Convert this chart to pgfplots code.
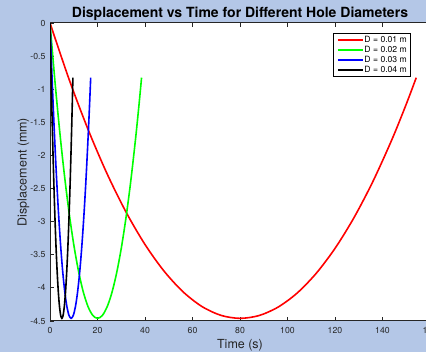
\documentclass[border=0pt]{standalone}
\usepackage{pgfplots}
\pgfplotsset{compat=1.18}
\usepackage{pgfplotstable}
\usepackage{fontspec}
\setmainfont{TeX Gyre Heros}
\definecolor{figbg}{RGB}{180,199,231}
\definecolor{axgray}{RGB}{38,38,38}
\pgfplotstableread{
tr tg tb tk y
0 0 0 0 0
8 2 0.889 0.5 -0.847
16 4 1.778 1 -1.605
24 6 2.667 1.5 -2.274
32 8 3.556 2 -2.854
40 10 4.444 2.5 -3.345
48 12 5.333 3 -3.746
56 14 6.222 3.5 -4.059
64 16 7.111 4 -4.282
72 18 8 4.5 -4.415
80 20 8.889 5 -4.46
88 22 9.778 5.5 -4.418
96 24 10.667 6 -4.291
104 26 11.556 6.5 -4.080
112 28 12.444 7 -3.784
120 30 13.333 7.5 -3.404
128 32 14.222 8 -2.939
136 34 15.111 8.5 -2.390
144 36 16 9 -1.757
150 37.5 16.667 9.375 -1.226
154.2 38.55 17.133 9.6375 -0.826
}\curves
\begin{document}
\begin{tikzpicture}
\path[use as bounding box] (0,0) rectangle (426pt,352pt);
\fill[figbg] (0,0) rectangle (426pt,352pt);
\clip (0,0) rectangle (426pt,352pt);
\begin{axis}[
  at={(50pt,31pt)}, anchor=south west,
  scale only axis, width=380pt, height=298pt,
  axis background/.style={fill=white},
  xmin=0, xmax=160, ymin=-4.5, ymax=0,
  xtick={0,20,40,60,80,100,120,140,160},
  xticklabels={0,20,40,60,80,100,120,140,160},
  ytick={-4.5,-4,-3.5,-3,-2.5,-2,-1.5,-1,-0.5,0},
  yticklabels={-4.5,-4,-3.5,-3,-2.5,-2,-1.5,-1,-0.5,0},
  tick align=inside,
  major tick length=4pt,
  axis line style={axgray, line width=1pt},
  every tick/.style={axgray, line width=0.8pt},
  tick label style={font=\fontsize{8.7}{10}\selectfont, text=axgray},
  xticklabel style={yshift=-3pt},
  yticklabel style={xshift=-1pt},
  /pgf/number format/assume math mode=true,
  xlabel={Time (s)},
  ylabel={Displacement (mm)},
  label style={font=\fontsize{12.5}{14}\selectfont, text=axgray},
  xlabel style={at={(rel axis cs:0.5,-0.0805)}, anchor=center},
  ylabel style={at={(rel axis cs:-0.07,0.5)}, anchor=center},
  every axis title shift=0pt,
  title={Displacement vs Time for Different Hole Diameters},
  title style={font=\fontsize{14}{16}\selectfont\bfseries, at={(rel axis cs:0.5,1)}, anchor=base, yshift=5pt},
  legend style={at={(rel axis cs:1,1)}, anchor=north east, xshift=-19pt, yshift=-10pt,
    font=\fontsize{8.6}{9.4}\selectfont, draw=black, line width=0.8pt, fill=white,
    inner xsep=3pt, inner ysep=2pt, row sep=1.5pt,
    nodes={inner sep=0.8pt, text height=6pt, text depth=1pt, text=black}},
  legend cell align=left,
  legend image code/.code={\draw[#1, line width=1.8pt] (0pt,0pt) -- (25pt,0pt);},
]
\addplot[red, line width=1.6pt, smooth] table[x=tr, y=y]{\curves};
\addlegendentry{D = 0.01 m\hspace{5pt}}
\addplot[green, line width=1.6pt, smooth] table[x=tg, y=y]{\curves};
\addlegendentry{D = 0.02 m\hspace{5pt}}
\addplot[blue, line width=1.6pt, smooth] table[x=tb, y=y]{\curves};
\addlegendentry{D = 0.03 m\hspace{5pt}}
\addplot[black, line width=1.6pt, smooth] table[x=tk, y=y]{\curves};
\addlegendentry{D = 0.04 m\hspace{5pt}}
\end{axis}
\end{tikzpicture}
\end{document}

___

> _CHALLENGE_: Write the number of lines containing the word "code" and nothing besides it.

> _EXPECTED ANSWER_: 2